Integrate over $g(\vec{v} \cdot \vec{x}) \ h(|x|)$ using solid angle and polar coordinates

Question

Relating to a question about fourier transforms I want to solve the n-dimensional integral for $n > 2$ $$ \int_{x \in \mathbb{R}^n} f(x) = \int_{x \in \mathbb{R}^n} g(\vec{v} \cdot \vec{x}) \ h(|x|) $$ for some fixed $\vec{v}$, and $g,h: \mathbb{R} \rightarrow \mathbb{C}$ .
Now I searched for polar coordinates, but did not find a similar enough question, if there is one I would be happy if you could link it to this one.
As @fatalerrorfunc pointed out I should use n-dimensional polar coordinates but I am not that familiar with it. The idea is to choose $\phi$ such that $$ \vec{v} \cdot \vec{x} = \cos(\phi) \ |\vec{v}| |\vec{x}| $$ and the $n-2$ dimensional solid angle $\omega$ normal to $\vec{v}$ . Then it should be something like: $$ \int_{x \in \mathbb{R}^n} f(x) = \int_{x \in \mathbb{R}^n} g(\vec{v} \cdot \vec{x}) \ h(|x|) \\ = \int_{r = -\infty}^{\infty} \mathrm{d} r \ h(r) \ \int_{\phi = 0}^{\pi} \mathrm{d}\phi \ g(\cos(\phi) \ |\vec{v}| |\vec{x}|) \\ \int_{\omega \in \mathbb{S^{n-2}}} \mathrm{d}\omega \ \sin(\phi)^{n-2} r^{n-1} \\ = \int_{r = -\infty}^{\infty} r^{n-1} \ h(r) \ \int_{\phi = 0}^{\pi} g(\cos(\phi) \ |\vec{v}| |\vec{x}|) \ \sin(\phi)^{n-2} \ \omega_{n-2} $$ with $\omega_{n-2}$ being the area over the $n-2$ dimensional sphere.
I have a geometric understanding of why I can do that, but am lacking a strict argument as well as am not sure about the determinant of the Jacobian. Can someone explain the interactions between solid angles and n-dimensional polar coordinates?

Answer 1

Using a rotation, you can always assume that $v = e_n := (0,\ldots, 0, 1)$; let's assume that $|v| = 1$ for simplicity. The change to polar coordinates gives the identity $$\int_{\mathbb{R}^n} f(x)\,dx = \int_0^r r^{n-1}\int_{S^{n-1}}f(r\theta)\,dS(\theta)\,dr, \qquad(*)$$ where $dS$ is the standard measure over the sphere. You can justify this formula using the change of variables $(r,\theta)\in\mathbb{R}_+\times S^{n-1}\mapsto r\theta\in\mathbb{R}^n\setminus\{0\}$; notice that the integral doesn't change by removing the origin or any other set with null measure.

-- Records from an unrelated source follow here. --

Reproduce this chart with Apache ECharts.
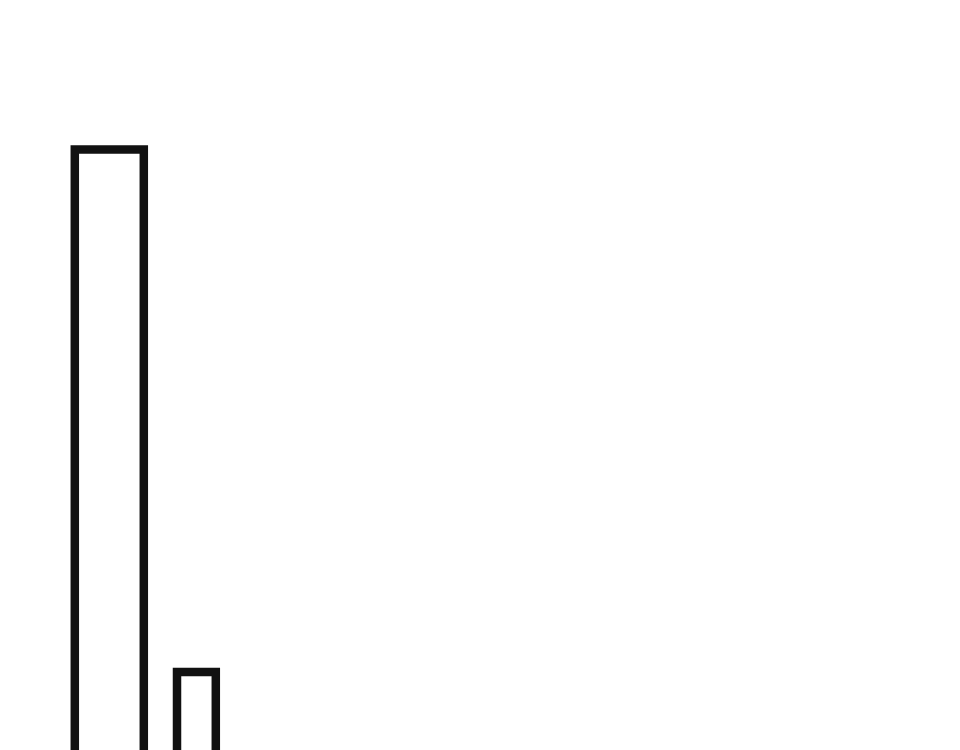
<!DOCTYPE html>
<html>
<head>
<meta charset="utf-8">
<script src="https://cdn.jsdelivr.net/npm/echarts@6/dist/echarts.min.js"></script>
<style>
  html, body { margin: 0; padding: 0; background: #fff; }
  #main { width: 960px; height: 750px; }
</style>
</head>
<body>
<div id="main"></div>
<script>
// bins of the histogram (only the visible part of the chart)
var binStart = [7.48, 17.7];
var binEnd = [14.38, 21.58];
var counts = [81.3, 16.0];

var binData = binStart.map(function (s, i) {
    return [s, binEnd[i], counts[i]];
});

var option = {
    backgroundColor: '#fff',
    animation: false,
    grid: { left: 0, right: 0, top: 0, bottom: 0 },
    xAxis: { type: 'value', min: 0, max: 96, show: false },
    // the baseline (0) is below the visible area, as in the cropped original
    yAxis: { type: 'value', min: 6.25, max: 100, show: false },
    series: [
        {
            type: 'custom',
            clip: false,
            data: binData,
            encode: { x: [0, 1], y: 2 },
            renderItem: function (params, api) {
                var p0 = api.coord([api.value(0), api.value(2)]);
                var p1 = api.coord([api.value(1), 0]);
                return {
                    type: 'rect',
                    shape: { x: p0[0], y: p0[1], width: p1[0] - p0[0], height: p1[1] - p0[1] },
                    style: { fill: '#fff', stroke: '#111', lineWidth: 8.5 }
                };
            }
        }
    ]
};

var myChart = echarts.init(document.getElementById('main'));
myChart.setOption(option);
</script>
</body>
</html>
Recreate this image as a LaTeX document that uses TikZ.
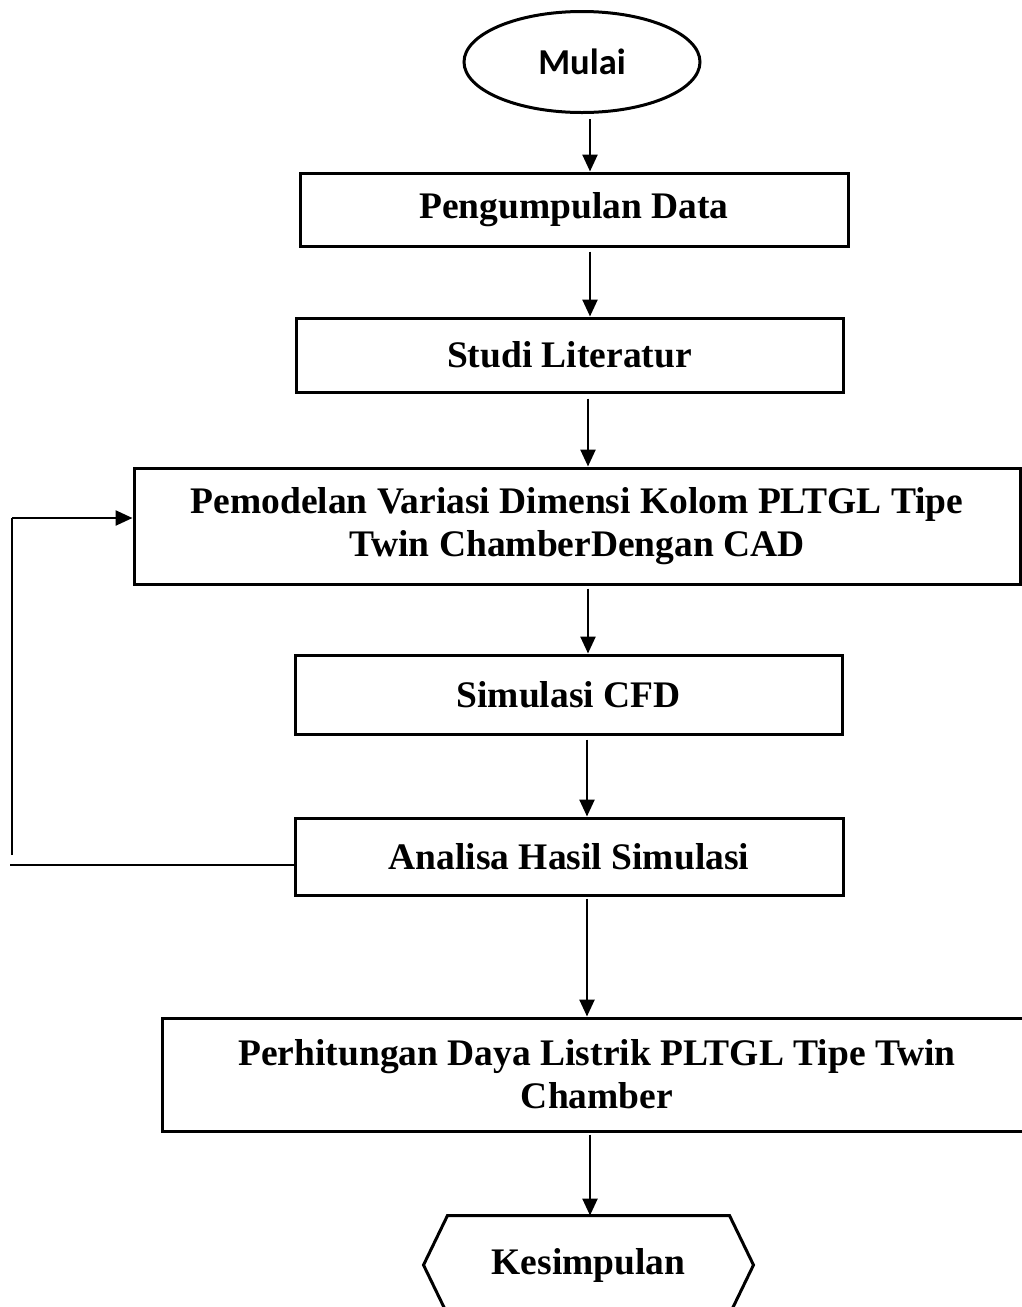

More formally, you can parametrize the sphere using $y\in B_1 \mapsto \big(y,\pm\sqrt{1-|y|^2}\big)$, where $B_1:=\{|y|<1\}\subset\mathbb{R}^{n-1}$. For example, for the upper half-plane $\{x_n>0\}$ we have the change of variables $$x(r,y) = \Big(ry,\, r\sqrt{1-|y|^2}\Big),$$ so the Jacobian is $$\frac{dx}{drdy} = \det\begin{pmatrix}y & rI_{n-1\times n-1} \\ \sqrt{1-|y|^2} & -ry\,/\,\sqrt{1-|y|^2} \end{pmatrix} = r^{n-1}\frac{1}{\sqrt{1-|y|^2}}.$$ Hence, we have that $$\int_{\{x_n>0\}} f(x)\,dx = \int_0^\infty r^{n-1}\int_{B_1}f(r,y)\frac{dy}{\sqrt{1-|y|^2}}\,dr,$$ and $dy/\sqrt{1-|y|^2}$ is the volume element of the sphere. Similarly we can compute the integral of the lower half-space, which surely convinces you of the formula (*) above.

Now in you case we get (for the upper half-space) $$\int_{\{x_n>0\}}f\,dx = \int_0^\infty r^{n-1}h(r)\int_{B_1}g\Big(r\sqrt{1-|y|^2}\Big)\frac{dy}{\sqrt{1-|y|^2}}dr.$$ To compute the integral in $B_1$ you can use again polar coordinates $$\int_{B_1}g\Big(r\sqrt{1-|y|^2}\Big)\frac{dy}{\sqrt{1-|y|^2}} = \omega_{n-2}\int_0^1\rho^{n-2}g\Big(r\sqrt{1-\rho^2}\Big)\frac{d\rho}{\sqrt{1-\rho^2}},$$ where $\omega_{n-2}$ is the volume of $S^{n-2}$. You may want to call $\rho = \sin\phi$ so that $$\int_{B_1}g\Big(r\sqrt{1-|y|^2}\Big)\frac{dy}{\sqrt{1-|y|^2}} = \omega_{n-2}\int_0^{\pi/2}\sin^{n-2}(\phi)g\big(r\cos\phi\big)\,d\phi.$$ The lower half-space is similar, so at the end we have $$\int_{\mathbb{R}^n}f(x)\,dx = \omega_{n-2}\int_0^\infty r^{n-1}h(r)\int_0^\pi \sin^{n-2}(\phi)g\big(r\cos\phi\big)\,d\phi dr. $$

Hopefully everything is right.